• Dataset section:
-- START --

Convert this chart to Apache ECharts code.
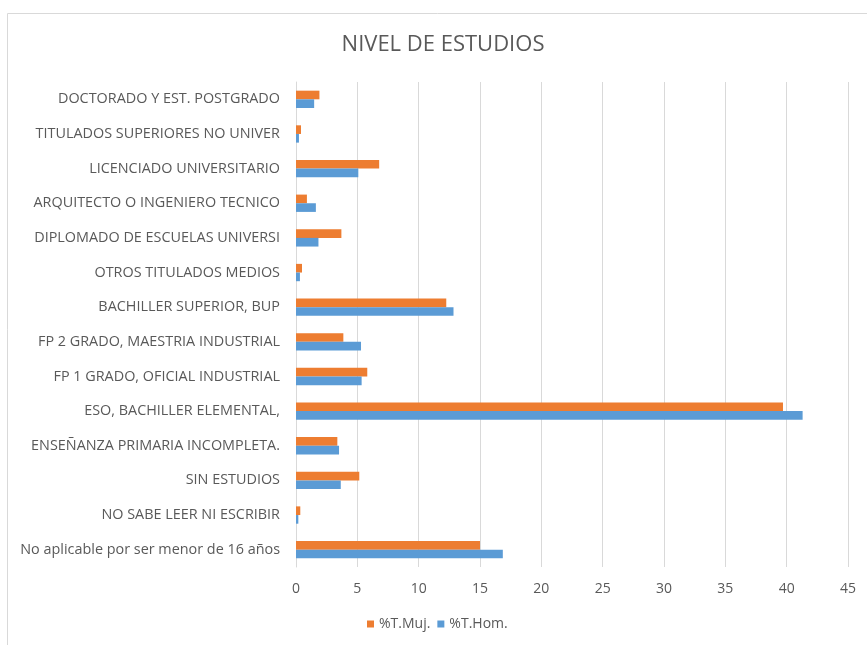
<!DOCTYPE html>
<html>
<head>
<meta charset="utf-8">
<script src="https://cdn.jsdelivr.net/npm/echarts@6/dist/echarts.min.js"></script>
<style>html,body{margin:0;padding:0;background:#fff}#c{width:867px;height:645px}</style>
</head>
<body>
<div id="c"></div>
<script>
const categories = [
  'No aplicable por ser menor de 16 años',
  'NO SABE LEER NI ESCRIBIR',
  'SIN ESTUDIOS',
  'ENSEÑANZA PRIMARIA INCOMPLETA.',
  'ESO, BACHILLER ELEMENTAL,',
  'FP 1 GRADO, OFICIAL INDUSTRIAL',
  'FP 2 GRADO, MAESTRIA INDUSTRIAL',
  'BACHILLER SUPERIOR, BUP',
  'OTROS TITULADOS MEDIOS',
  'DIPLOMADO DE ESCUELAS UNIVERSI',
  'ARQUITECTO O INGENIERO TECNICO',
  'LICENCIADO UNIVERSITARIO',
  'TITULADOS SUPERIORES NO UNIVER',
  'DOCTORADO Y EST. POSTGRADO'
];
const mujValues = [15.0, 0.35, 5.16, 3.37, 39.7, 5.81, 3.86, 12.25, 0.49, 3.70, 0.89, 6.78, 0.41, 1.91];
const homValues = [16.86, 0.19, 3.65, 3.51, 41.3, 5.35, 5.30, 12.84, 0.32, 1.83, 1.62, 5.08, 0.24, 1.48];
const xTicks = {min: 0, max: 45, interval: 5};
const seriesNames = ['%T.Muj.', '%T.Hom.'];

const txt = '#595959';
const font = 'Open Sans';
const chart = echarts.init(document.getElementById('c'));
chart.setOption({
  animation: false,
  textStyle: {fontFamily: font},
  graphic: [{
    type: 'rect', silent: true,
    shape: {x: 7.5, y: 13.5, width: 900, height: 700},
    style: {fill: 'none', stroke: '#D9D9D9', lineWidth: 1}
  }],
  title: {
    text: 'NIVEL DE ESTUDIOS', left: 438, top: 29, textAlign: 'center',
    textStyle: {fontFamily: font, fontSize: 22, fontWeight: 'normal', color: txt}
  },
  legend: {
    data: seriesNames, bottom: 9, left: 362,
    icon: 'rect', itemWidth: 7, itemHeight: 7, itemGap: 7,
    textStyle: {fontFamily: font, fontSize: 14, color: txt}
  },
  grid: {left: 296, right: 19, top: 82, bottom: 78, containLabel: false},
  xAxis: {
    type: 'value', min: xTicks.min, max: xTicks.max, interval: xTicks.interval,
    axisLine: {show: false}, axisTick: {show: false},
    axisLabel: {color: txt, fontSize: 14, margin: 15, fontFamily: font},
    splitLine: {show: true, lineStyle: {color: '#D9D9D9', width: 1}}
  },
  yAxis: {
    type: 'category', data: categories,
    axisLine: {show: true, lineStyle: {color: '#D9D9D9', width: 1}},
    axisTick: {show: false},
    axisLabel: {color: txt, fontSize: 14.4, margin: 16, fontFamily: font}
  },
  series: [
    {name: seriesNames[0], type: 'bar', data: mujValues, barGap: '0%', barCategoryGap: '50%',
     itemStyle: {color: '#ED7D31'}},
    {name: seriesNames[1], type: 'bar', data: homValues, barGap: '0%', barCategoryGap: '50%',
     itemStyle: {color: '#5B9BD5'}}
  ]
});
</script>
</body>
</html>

-- END --

• Aim of the exercise: Restate only the lines running from the start of the material above through the line containing "const seriesNames = ['%T.Muj.', '%T.Hom.'];", ends included. No pictures.

• Expected output:
Convert this chart to Apache ECharts code.
<!DOCTYPE html>
<html>
<head>
<meta charset="utf-8">
<script src="https://cdn.jsdelivr.net/npm/echarts@6/dist/echarts.min.js"></script>
<style>html,body{margin:0;padding:0;background:#fff}#c{width:867px;height:645px}</style>
</head>
<body>
<div id="c"></div>
<script>
const categories = [
  'No aplicable por ser menor de 16 años',
  'NO SABE LEER NI ESCRIBIR',
  'SIN ESTUDIOS',
  'ENSEÑANZA PRIMARIA INCOMPLETA.',
  'ESO, BACHILLER ELEMENTAL,',
  'FP 1 GRADO, OFICIAL INDUSTRIAL',
  'FP 2 GRADO, MAESTRIA INDUSTRIAL',
  'BACHILLER SUPERIOR, BUP',
  'OTROS TITULADOS MEDIOS',
  'DIPLOMADO DE ESCUELAS UNIVERSI',
  'ARQUITECTO O INGENIERO TECNICO',
  'LICENCIADO UNIVERSITARIO',
  'TITULADOS SUPERIORES NO UNIVER',
  'DOCTORADO Y EST. POSTGRADO'
];
const mujValues = [15.0, 0.35, 5.16, 3.37, 39.7, 5.81, 3.86, 12.25, 0.49, 3.70, 0.89, 6.78, 0.41, 1.91];
const homValues = [16.86, 0.19, 3.65, 3.51, 41.3, 5.35, 5.30, 12.84, 0.32, 1.83, 1.62, 5.08, 0.24, 1.48];
const xTicks = {min: 0, max: 45, interval: 5};
const seriesNames = ['%T.Muj.', '%T.Hom.'];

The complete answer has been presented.